Milestones, Dec. 8, 1947
Married. Arthur Alan Compton, 29, U.S. State Department representative on UNESCO's staff, son of Nobel Physicist Arthur Holly Compton; and Nathalie Xenie Felser, 28, daughter of Parisian Banker Emanuel L. Felser; in Mexico City.
Married. Margaret Osborne, 29, homespun hazel-eyed tennist (seven times national women's doubles champion, 1947 Wimbledon singles titleholder); and William du Pont, 51, banker-sportsman; she for the first time, he for the second; in Wilmington.
Divorced. By Ralph Bellamy, 43, thrice-married star of Broadway's State of the Union: Ethel Smith, 34, "hot" organist; after two years, two months of marriage, no children; in Gooding, Idaho.
Died. General Jacques Leclerc (Vicomte Philippe François Marie Leclerc de Hauteclocque) 45, wartime field commander hero of the Fighting French, postwar Inspector-General of the French Army; in a plane crash; near Colomb-Bechar, on the Algeria-Morocco border. Brilliant, dashing, and a master tankman, Leclerc escaped from France in 1940, assumed the nom de guerre to avoid reprisals on his family.
Died. George E. Dietrich, 53, one of the McKesson & Robbins drug firm officers who swindled the firm out of about $11,000,000 in the late '30s; of leukemia; in Roslyn, L.I. Assistant Treasurer Dietrich (born Musica) worked with President F. Donald Coster (real name: Philip Musica) and two other brothers in the firm in the two-year embezzlement, but ratted on his brothers in court, escaped with a 2½-year prison sentence.
Died. Ernst Lubitsch, 55, roguish ("Puck with a cigar") movie producer-director who got his famed "Lubitsch touch" from the late wunderbare Producer-Director Max Reinhardt and left it on a score of sophisticated implausibilities (Monte Carlo, Ninotchka, Cluny Brown); of a heart ailment; in Bel-Air, Calif.
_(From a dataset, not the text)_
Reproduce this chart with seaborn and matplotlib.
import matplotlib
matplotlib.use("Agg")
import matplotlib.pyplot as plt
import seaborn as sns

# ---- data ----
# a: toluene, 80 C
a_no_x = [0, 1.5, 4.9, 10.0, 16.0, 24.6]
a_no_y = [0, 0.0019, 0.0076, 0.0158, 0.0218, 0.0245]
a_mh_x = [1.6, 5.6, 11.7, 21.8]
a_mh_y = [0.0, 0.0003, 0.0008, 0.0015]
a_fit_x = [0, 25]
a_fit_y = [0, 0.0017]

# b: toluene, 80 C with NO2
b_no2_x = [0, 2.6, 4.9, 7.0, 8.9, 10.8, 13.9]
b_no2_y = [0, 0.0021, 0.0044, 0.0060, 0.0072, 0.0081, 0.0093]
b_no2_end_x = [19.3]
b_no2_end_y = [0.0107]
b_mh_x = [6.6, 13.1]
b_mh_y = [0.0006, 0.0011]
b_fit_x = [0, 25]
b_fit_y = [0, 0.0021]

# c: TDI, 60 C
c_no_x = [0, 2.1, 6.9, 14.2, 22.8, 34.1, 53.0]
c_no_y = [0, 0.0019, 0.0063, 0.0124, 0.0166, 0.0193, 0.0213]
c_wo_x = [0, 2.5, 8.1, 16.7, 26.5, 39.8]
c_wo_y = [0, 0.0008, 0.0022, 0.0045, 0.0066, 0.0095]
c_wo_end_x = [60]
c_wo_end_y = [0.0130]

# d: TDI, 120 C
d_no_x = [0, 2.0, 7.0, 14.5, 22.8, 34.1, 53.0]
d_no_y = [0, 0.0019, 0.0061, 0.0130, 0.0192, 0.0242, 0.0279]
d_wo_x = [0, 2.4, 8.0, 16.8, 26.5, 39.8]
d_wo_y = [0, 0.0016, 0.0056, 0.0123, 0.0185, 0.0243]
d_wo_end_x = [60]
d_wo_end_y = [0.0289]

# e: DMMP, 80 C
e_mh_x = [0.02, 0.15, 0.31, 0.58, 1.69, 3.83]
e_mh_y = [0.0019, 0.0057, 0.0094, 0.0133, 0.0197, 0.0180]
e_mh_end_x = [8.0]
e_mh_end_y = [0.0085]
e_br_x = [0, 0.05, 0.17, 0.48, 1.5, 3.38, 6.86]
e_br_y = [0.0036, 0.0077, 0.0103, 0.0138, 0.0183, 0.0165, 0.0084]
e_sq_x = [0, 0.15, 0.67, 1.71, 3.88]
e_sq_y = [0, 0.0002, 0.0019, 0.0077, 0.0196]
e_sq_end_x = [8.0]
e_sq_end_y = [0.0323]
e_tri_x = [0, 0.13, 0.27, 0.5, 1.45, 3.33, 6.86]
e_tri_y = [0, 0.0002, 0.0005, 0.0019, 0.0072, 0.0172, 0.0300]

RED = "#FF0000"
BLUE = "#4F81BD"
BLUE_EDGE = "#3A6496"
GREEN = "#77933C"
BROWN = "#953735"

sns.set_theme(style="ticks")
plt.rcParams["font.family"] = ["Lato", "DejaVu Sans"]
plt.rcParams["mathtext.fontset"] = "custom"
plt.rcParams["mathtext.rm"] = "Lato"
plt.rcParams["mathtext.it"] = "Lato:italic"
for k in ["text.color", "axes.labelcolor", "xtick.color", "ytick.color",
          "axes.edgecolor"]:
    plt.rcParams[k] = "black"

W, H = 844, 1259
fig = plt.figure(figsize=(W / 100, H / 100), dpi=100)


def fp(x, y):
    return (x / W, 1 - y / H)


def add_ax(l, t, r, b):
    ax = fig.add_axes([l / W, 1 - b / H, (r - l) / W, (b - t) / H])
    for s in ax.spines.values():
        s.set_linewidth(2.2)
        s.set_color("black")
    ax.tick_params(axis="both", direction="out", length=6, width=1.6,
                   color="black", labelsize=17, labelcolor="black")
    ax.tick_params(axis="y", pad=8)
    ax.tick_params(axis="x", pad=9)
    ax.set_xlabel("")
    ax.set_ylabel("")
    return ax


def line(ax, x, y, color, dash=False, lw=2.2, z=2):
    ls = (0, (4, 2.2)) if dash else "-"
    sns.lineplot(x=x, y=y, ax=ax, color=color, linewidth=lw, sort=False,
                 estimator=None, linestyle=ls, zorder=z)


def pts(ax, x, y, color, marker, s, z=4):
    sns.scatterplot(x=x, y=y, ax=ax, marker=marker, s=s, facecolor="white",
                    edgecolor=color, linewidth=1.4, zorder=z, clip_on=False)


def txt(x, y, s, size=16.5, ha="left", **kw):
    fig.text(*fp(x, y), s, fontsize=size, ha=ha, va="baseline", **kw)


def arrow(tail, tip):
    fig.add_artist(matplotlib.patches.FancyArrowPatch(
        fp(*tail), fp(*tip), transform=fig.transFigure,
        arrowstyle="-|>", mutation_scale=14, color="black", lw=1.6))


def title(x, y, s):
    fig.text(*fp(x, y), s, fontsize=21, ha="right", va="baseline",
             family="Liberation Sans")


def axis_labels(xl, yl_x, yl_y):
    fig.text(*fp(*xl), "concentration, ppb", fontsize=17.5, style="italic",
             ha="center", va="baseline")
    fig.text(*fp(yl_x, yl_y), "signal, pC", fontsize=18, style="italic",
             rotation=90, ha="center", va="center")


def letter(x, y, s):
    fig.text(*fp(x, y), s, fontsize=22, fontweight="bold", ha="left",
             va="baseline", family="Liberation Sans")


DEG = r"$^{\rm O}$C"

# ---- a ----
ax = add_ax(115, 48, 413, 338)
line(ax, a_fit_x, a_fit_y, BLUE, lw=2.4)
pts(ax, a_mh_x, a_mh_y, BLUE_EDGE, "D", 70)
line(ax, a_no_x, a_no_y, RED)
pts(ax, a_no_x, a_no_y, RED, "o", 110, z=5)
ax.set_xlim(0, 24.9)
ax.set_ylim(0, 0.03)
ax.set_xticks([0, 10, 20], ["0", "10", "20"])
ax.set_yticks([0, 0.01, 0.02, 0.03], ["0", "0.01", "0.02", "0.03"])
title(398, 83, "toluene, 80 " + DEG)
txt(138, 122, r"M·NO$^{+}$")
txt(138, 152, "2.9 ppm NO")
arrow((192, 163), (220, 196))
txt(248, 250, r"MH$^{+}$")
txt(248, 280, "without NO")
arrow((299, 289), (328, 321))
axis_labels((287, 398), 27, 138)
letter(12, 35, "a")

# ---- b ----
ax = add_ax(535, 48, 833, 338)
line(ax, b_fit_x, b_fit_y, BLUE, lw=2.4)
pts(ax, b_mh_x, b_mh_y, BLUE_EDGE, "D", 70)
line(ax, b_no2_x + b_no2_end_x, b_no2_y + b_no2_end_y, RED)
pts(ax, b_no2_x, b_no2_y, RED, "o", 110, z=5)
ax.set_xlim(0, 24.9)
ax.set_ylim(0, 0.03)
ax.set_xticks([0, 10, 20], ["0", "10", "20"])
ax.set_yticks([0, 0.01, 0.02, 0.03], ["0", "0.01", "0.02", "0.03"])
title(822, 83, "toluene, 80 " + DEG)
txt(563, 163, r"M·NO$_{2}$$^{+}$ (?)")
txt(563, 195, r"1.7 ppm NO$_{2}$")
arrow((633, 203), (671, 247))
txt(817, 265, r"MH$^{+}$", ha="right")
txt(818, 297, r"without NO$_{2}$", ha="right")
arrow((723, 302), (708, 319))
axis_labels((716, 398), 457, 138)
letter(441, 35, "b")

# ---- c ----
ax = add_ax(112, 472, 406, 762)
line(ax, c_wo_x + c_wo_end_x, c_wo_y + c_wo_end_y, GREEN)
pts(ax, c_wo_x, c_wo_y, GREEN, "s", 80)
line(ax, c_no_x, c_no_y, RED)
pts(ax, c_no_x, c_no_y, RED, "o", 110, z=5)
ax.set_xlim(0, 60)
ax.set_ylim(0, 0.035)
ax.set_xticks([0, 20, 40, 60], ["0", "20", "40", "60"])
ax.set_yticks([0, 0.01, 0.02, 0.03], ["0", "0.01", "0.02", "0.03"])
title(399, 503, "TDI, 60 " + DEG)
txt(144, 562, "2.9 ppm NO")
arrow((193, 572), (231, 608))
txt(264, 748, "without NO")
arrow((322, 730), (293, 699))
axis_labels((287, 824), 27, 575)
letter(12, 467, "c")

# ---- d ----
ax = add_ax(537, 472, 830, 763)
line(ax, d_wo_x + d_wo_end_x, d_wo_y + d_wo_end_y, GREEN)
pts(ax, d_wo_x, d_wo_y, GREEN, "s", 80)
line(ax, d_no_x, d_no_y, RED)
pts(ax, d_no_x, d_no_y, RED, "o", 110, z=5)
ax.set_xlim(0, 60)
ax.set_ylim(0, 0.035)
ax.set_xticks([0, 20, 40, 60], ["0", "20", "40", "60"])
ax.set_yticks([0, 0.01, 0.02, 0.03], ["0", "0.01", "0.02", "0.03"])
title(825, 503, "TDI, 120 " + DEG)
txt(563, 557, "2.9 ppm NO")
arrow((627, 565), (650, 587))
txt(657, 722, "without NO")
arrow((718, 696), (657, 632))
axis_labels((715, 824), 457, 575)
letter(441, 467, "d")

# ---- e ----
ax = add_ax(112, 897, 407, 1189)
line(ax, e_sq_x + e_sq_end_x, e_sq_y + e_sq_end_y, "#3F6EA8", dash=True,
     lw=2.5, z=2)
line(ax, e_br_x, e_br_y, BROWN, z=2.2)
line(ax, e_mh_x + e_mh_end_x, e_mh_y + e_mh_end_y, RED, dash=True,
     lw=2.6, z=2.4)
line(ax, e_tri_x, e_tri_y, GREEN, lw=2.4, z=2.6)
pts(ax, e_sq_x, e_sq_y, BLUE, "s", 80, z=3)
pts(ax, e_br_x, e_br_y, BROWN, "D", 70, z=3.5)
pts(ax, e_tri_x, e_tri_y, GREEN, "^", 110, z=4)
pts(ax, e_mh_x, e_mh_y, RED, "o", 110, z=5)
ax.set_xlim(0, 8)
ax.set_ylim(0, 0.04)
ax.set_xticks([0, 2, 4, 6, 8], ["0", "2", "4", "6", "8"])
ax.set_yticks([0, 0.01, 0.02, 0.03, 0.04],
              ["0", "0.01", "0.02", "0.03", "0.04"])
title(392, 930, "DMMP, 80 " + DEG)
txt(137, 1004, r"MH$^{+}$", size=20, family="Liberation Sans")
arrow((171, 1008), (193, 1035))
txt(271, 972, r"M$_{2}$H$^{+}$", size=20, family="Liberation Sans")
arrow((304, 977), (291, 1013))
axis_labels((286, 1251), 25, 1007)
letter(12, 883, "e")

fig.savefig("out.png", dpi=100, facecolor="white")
Lubitsch, whose German-made Gypsy Blood and Passion brought Emil Jannings, Pola Negri and a grace-note style of cinema comedy to the U.S. in 1919, was one of the first European directors to earnand keepHollywood's cash-&-carry respect.
Died. George Rector, 69, last of the restaurateur Rectors of Manhattan's lobster-&-champagne era; of a heart ailment; in Manhattan. Apple-cheeked, white-haired George carried on when father Charles died in 1914, but bowed out when Prohibition closed his last café in 1923; thereafter he nourished the Rector legend and himself by diligent publicity work, lecturing and writing, wound up as food consultant for a Chicago meat packer.